Enfin, je vais voir M. le sous-ministre de la voirie. Il me dit que le gouvernement engageait et renvoyait à son gré, sans raison, qui il voulait, comme bon lui semblait. Je persiste pour savoir la "très sérieuse raison" de mon renvoi. Il me dit alors :
— Vous voulez absolument avoir la raison ?
— Oui, monsieur.
— Vous êtes un souleveur chez les gens, et votre idée diffère de la nôtre.
Et voilà comment on m'ôte le moyen de vivre et de faire vivre ma femme et mes enfants, parce que je n'ai pas les mêmes idées politiques que ceux qui dispensent les travaux.
Je vous assure, monsieur, que je n'ai pas fait de Crédit Social pendant mes heures de travail. Ils ne m'arrêteront pas d'en faire pendant mes temps libres. Nous sommes trop près du but pour arrêter.
Dénoncez. C'est tout ce que je demande. Merci.
Votre serviteur,
Paul LAMONDE
Nous n'hésitons aucunement à dénoncer pareille cochonnerie de politique partisane. Les valets de Banco sont devenus ses imitateurs.
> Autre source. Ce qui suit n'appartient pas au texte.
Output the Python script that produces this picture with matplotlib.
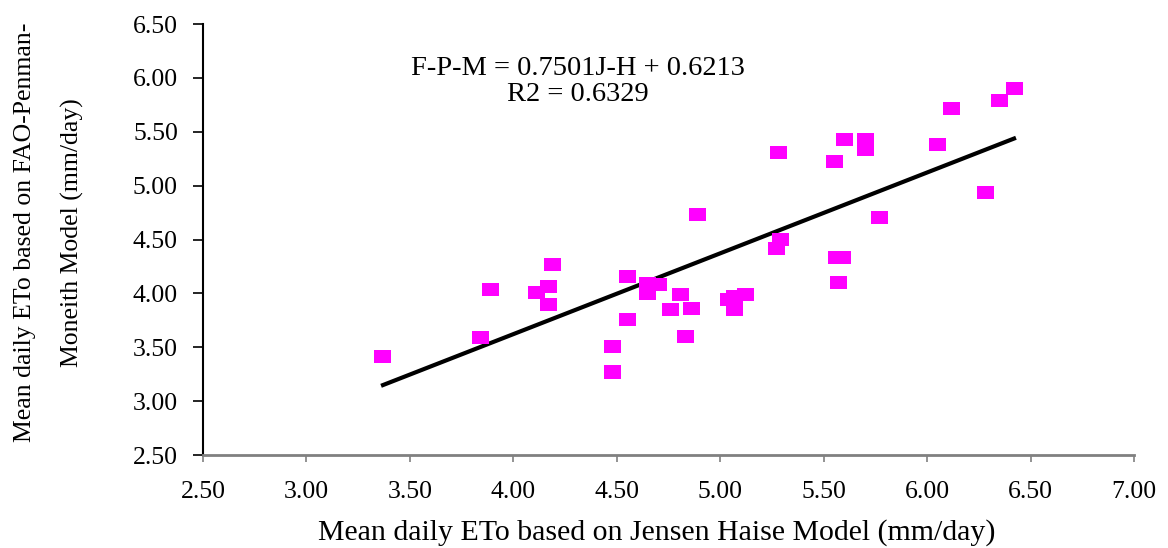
import matplotlib.pyplot as plt
import numpy as np

plt.rcParams['font.family'] = ['Liberation Serif', 'DejaVu Serif']

# Mean daily ETo (mm/day): Jensen-Haise (x) vs FAO-Penman-Monteith (y)
jh = [3.37, 3.84, 3.89, 4.11, 4.17, 4.17, 4.19, 4.48, 4.48, 4.55,
      4.55, 4.65, 4.65, 4.70, 4.76, 4.81, 4.83, 4.86, 4.89, 5.04,
      5.07, 5.07, 5.12, 5.27, 5.29, 5.28, 5.55, 5.60, 5.57, 5.56,
      5.59, 5.70, 5.70, 5.77, 6.05, 6.12, 6.28, 6.35, 6.42]
fpm = [3.41, 3.59, 4.04, 4.01, 4.06, 3.90, 4.27, 3.51, 3.27, 4.16,
       3.76, 4.09, 4.00, 4.08, 3.85, 3.99, 3.60, 3.86, 4.73, 3.94,
       3.97, 3.85, 3.99, 4.42, 4.50, 5.31, 5.22, 5.43, 4.10, 4.33,
       4.33, 5.43, 5.34, 4.70, 5.38, 5.72, 4.94, 5.79, 5.90]

slope = 0.7501
intercept = 0.6213
r2 = 0.6329

xticks = np.arange(2.5, 7.01, 0.5)
yticks = np.arange(2.5, 6.51, 0.5)

fig = plt.figure(figsize=(11.68, 5.48), dpi=100)
ax = fig.add_axes([0.1738, 0.1697, 0.7971, 0.7865])

# slightly wide square marker
rect = [(-1.3, -1), (1.3, -1), (1.3, 1), (-1.3, 1), (-1.3, -1)]
ax.scatter(jh, fpm, marker=rect, s=150, color='#ff00ff', edgecolors='none', zorder=3)

xl = np.array([min(jh), max(jh)])
ax.plot(xl, slope * xl + intercept, color='black', linewidth=3, zorder=2)

ax.text(4.31, 6.03, f'F-P-M = {slope:.4f}J-H + {intercept:.4f}', ha='center',
        va='baseline', fontsize=20.5)
ax.text(4.31, 5.785, f'R2 = {r2:.4f}', ha='center', va='baseline', fontsize=20.5)

ax.set_xlim(2.5, 7.0)
ax.set_ylim(2.5, 6.5)
ax.set_xticks(xticks)
ax.set_yticks(yticks)
ax.set_xticklabels([f'{v:.2f}' for v in xticks])
ax.set_yticklabels([f'{v:.2f}' for v in yticks])
ax.tick_params(axis='both', direction='out', labelsize=18.5)
ax.tick_params(axis='x', color='#808080', width=1.2, length=5, pad=13.5)
ax.tick_params(axis='y', color='black', width=1.2, length=7, pad=11)

for side in ['top', 'right']:
    ax.spines[side].set_visible(False)
ax.spines['left'].set_color('black')
ax.spines['left'].set_linewidth(1.5)
ax.spines['bottom'].set_color('#808080')
ax.spines['bottom'].set_linewidth(2)

ax.set_xlabel('Mean daily ETo based on Jensen Haise Model (mm/day)', fontsize=21.5)
ax.xaxis.label.set_va('baseline')
ax.xaxis.set_label_coords(0.487, -0.197)
ax.set_ylabel('Mean daily ETo based on FAO-Penman-\nMoneith Model (mm/day)', fontsize=18.5,
              linespacing=2.4)
ax.yaxis.set_label_coords(-0.128, 0.517)

plt.savefig('out.png', dpi=100)
plt.close()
Esclaves, contremaîtres d'esclaves. Le Crédit Social nettoiera tout cela. Qu'on se presse parce qu'il y a trop d'êtres innocents qui souffrent. Monsieur Lamonde a une famille. Que diraient le sous-ministre ou l'inspecteur-général de la voirie, s'ils n'avaient, comme ce bon citoyen, que l'air du temps et l'espoir de jours meilleurs pour donner à manger à une femme et à des enfants ?
Louis Even
"L'église a mission de faire de continuels efforts pour pénétrer de la vertu de l'Évangile les lois et les institutions des peuples." (Léon XIII, encycl. Sapientia Christiana).
Voilà une parole qui pourrait éclairer ceux qui prétendent que l'Église n'attache d'importance qu'à la réforme des mœurs, et n'accorde sa bénédiction qu'à ceux qui travaillent sur le spirituel !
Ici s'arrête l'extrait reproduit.